Unlike in Europe where the wine producer is often a family with limited acreage, Australia has had, over the last 50 years, a huge consolidation in the wine industry, which has led to 6 or 7 companies of gigantic size controlling 75% of Australian wine.

Of course, there is still a spirit of independence among the Australian growers. While the large producers dominate southeastern Australia (Sidney, Melbourne, or Adelaide), there are still a number of high-quality small growers. In addition, there are more and more new wineries on the western coast, and most of them are family businesses.


Situated between the 30th and 40th parallels, Australia is a vast country with a variety of regions boasting vastly different climates: in the north, hot, wet tropics lie across the tropic of Capricorn; across the center an arid desert; and in the south a temperate coast that resembles a Mediterranean climate. It is this coastline that runs the length (east-west) of the continent that is ideal for winemaking.
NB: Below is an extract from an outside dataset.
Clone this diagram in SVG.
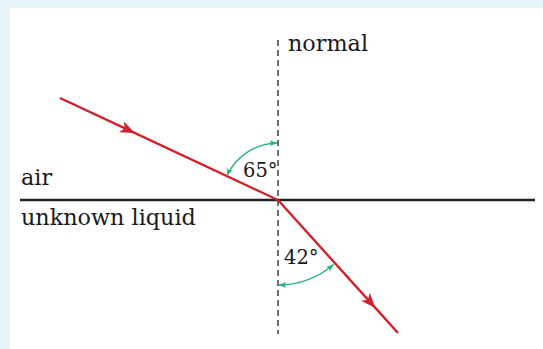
<svg xmlns="http://www.w3.org/2000/svg" width="543" height="349" viewBox="0 0 543 349">
<defs>
<style>
text{font-family:"DejaVu Serif","Liberation Serif",serif;font-size:22.3px;fill:#1a1a1a}
text.ang{font-size:19.5px}
.ray{stroke:#d0232a;stroke-width:2.4;fill:none}
.arc{stroke:#2bb57a;stroke-width:1.4;fill:none}
</style>
<marker id="rh" viewBox="0 0 15 12" refX="13" refY="6" markerWidth="15" markerHeight="12" markerUnits="userSpaceOnUse" orient="auto">
<path d="M0,0 L15,6 L0,12 L4,6 z" fill="#d0232a"/>
</marker>
<marker id="gh" viewBox="0 0 8 6" refX="7.5" refY="3" markerWidth="8" markerHeight="6" markerUnits="userSpaceOnUse" orient="auto-start-reverse">
<path d="M0,0 L8,3 L0,6 L2,3 z" fill="#2bb57a"/>
</marker>
</defs>
<rect width="543" height="349" fill="#e8f4fa"/>
<rect x="10" y="8" width="533" height="341" fill="#ffffff"/>
<g id="connectors">
<line id="normal-line" x1="278" y1="40" x2="278" y2="334" stroke="#222" stroke-width="1.3" stroke-dasharray="6,4"/>
<line id="interface" x1="20" y1="200" x2="535" y2="200" stroke="#222" stroke-width="2.5"/>
<path id="incident" class="ray" d="M60,98 L133,132.2 L278,200" marker-mid="url(#rh)"/>
<path id="refracted" class="ray" d="M278,200 L374,306.4 L398,333" marker-mid="url(#rh)"/>
<path id="arc65" class="arc" d="M227,175.5 A57,57 0 0,1 277,143" marker-start="url(#gh)" marker-end="url(#gh)"/>
<path id="arc42" class="arc" d="M279,285 A85,85 0 0,0 333.5,264.5" marker-start="url(#gh)" marker-end="url(#gh)"/>
</g>
<g id="label-normal"><text x="288" y="51">normal</text></g>
<g id="label-air"><text x="21" y="185">air</text></g>
<g id="label-liquid"><text x="21" y="225">unknown liquid</text></g>
<g id="label-65"><text class="ang" x="243" y="177">65°</text></g>
<g id="label-42"><text class="ang" x="284" y="264">42°</text></g>
</svg>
Australia offers 60 distinct wine regions (Geographical Indications or GI's) most of which are scattered across the western, southern, and eastern coasts of Australia. For a wine to bear the name of its GI, it must obtain at least 85% of its fruit from the region. Some of most famous wine regions are: Margaret River in Western Australia; Barossa Valley and Clare Valley in South Australia; Yarra Valley in Victoria; Hunter Valley in New South Wales; and Granite Belt in Queensland.

While the southern coast resembles the Mediterranean climate, there are several factors that influence in the region setting it apart from other vine growing regions. In Australia, most of the semi-temperate regions (where wines can grow) abut big deserts to their north (central Australia), which heavily influence the winemaking. These regions (excluding Western Australia), therefore, must contend with hot winds blowing in off the deserts, which have forced the producers to adapt their winemaking techniques to prevent wines from becoming so high in alcohol that they lose other important characteristics.